China is the de facto third actor of the Jammu and Kashmir issue. In 2019 India unilaterally revoked Kashmir's special status as a disputed region and divided it into two territories in an attempt to integrate it into India. As expected, Pakistan rejected India's move as illegal. And to no surprise - Pakistan was supported by China.
To this day, Kashmir remains the biggest thorn between India and Pakistan, and the result of this spat is a drastically under-utilised potential for trade between the two countries. According to some estimates, the trade potential between India and Pakistan could be as high as $37 billion, compared to about $1-2 billion of trade today.
Future of Indo-Pak relations
What lies ahead?
Both India and Pakistan have similar ethnic make-up, similar cultures , similar tastes and very similar problems. This makes a great case for normalization of relations, perhaps driven by increasing bilateral trade. A higher economic dependency on each other would raise the threshold for military aggression, and boost regional productivity. This is exemplified by regional trade blocs like ASEAN and the EU, where promoting regional trade acted as wealth multipliers.

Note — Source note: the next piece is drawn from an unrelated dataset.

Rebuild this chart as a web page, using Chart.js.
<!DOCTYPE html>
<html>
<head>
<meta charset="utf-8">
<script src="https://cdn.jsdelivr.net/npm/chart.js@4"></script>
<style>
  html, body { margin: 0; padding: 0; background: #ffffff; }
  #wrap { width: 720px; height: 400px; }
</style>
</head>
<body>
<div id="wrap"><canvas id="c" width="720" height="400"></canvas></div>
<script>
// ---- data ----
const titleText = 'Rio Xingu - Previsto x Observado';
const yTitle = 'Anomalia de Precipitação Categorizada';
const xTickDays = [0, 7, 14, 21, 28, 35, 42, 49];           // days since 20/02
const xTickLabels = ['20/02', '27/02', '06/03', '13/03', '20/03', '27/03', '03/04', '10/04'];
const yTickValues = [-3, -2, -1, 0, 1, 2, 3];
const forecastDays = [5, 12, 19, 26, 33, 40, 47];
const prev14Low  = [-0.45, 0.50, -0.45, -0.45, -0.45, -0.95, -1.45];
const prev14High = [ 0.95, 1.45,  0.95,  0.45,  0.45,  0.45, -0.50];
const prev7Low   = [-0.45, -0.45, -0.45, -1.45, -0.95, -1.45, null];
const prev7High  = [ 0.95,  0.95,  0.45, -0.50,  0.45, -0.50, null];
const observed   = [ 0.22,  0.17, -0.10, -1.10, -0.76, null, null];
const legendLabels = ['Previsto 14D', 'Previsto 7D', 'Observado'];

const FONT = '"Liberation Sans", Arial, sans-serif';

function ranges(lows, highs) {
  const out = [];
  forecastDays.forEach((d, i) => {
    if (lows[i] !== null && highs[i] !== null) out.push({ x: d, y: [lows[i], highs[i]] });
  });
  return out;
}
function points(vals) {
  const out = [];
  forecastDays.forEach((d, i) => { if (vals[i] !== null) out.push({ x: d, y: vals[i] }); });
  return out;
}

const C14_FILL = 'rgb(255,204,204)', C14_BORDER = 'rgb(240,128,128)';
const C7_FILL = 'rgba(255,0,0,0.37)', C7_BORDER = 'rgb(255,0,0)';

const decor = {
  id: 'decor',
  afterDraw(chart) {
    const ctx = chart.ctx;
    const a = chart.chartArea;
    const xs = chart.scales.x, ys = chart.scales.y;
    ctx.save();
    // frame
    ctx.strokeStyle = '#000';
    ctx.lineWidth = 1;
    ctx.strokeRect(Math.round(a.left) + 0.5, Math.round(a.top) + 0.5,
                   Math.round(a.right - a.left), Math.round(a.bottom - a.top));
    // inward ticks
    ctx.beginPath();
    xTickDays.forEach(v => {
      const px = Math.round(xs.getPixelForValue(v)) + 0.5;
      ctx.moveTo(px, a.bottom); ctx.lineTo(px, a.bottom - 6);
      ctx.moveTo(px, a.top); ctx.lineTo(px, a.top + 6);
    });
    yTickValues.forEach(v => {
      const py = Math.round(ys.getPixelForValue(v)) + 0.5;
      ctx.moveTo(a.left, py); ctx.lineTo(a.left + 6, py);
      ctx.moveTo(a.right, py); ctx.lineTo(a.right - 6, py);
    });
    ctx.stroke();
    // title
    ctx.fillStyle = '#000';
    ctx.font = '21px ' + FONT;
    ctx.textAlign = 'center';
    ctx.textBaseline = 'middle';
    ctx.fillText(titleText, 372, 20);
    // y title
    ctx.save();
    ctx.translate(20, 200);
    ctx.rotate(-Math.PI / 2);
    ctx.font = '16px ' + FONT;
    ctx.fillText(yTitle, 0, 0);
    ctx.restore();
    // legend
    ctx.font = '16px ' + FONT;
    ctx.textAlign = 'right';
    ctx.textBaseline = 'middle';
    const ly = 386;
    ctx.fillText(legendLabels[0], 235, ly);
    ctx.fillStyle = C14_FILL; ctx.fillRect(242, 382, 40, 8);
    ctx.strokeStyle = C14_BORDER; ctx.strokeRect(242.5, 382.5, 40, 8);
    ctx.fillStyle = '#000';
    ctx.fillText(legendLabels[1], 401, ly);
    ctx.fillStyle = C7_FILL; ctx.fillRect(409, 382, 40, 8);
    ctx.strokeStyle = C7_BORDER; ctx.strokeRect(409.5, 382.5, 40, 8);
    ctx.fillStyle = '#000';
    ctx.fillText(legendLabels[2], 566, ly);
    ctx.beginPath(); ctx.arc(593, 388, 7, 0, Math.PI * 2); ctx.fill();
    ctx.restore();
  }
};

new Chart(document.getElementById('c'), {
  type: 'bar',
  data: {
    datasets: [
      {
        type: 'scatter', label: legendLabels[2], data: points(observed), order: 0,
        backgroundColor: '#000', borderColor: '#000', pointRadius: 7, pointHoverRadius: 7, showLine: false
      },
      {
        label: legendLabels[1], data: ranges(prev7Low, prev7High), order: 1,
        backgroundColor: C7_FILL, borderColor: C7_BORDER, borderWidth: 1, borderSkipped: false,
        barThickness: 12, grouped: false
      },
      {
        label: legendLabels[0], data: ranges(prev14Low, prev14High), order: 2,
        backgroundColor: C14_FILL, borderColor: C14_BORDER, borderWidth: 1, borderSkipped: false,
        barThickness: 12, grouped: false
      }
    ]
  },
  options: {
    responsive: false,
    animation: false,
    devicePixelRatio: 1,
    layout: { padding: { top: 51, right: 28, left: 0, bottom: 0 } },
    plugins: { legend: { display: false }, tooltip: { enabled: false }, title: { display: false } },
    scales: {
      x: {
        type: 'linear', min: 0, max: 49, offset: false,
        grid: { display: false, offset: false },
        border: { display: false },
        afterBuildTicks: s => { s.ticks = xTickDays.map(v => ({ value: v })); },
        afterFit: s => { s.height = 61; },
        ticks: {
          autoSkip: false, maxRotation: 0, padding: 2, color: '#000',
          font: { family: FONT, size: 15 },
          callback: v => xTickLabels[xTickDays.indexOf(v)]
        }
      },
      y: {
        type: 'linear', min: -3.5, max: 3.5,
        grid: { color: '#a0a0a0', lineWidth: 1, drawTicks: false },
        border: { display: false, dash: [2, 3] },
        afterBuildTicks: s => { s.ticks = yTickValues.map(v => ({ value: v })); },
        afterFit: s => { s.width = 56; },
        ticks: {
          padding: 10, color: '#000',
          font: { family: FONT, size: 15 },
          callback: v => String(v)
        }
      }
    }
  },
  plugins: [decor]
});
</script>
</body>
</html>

But as the current situation drags on, the differential in terms of economic and military might is set to increase in India’s favour. Subsequently, India is less likely to be compelled to make amends with Pakistan, keeping the probability of military conflict high.
It is thus in global interests to push both India and Pakistan toward normalizing relations with each other. While avoiding further military conflict between two nuclear-armed nations remains the key concern, better Indo-Pak relations would mean better lives for one of the poorest, most populated regions in the world.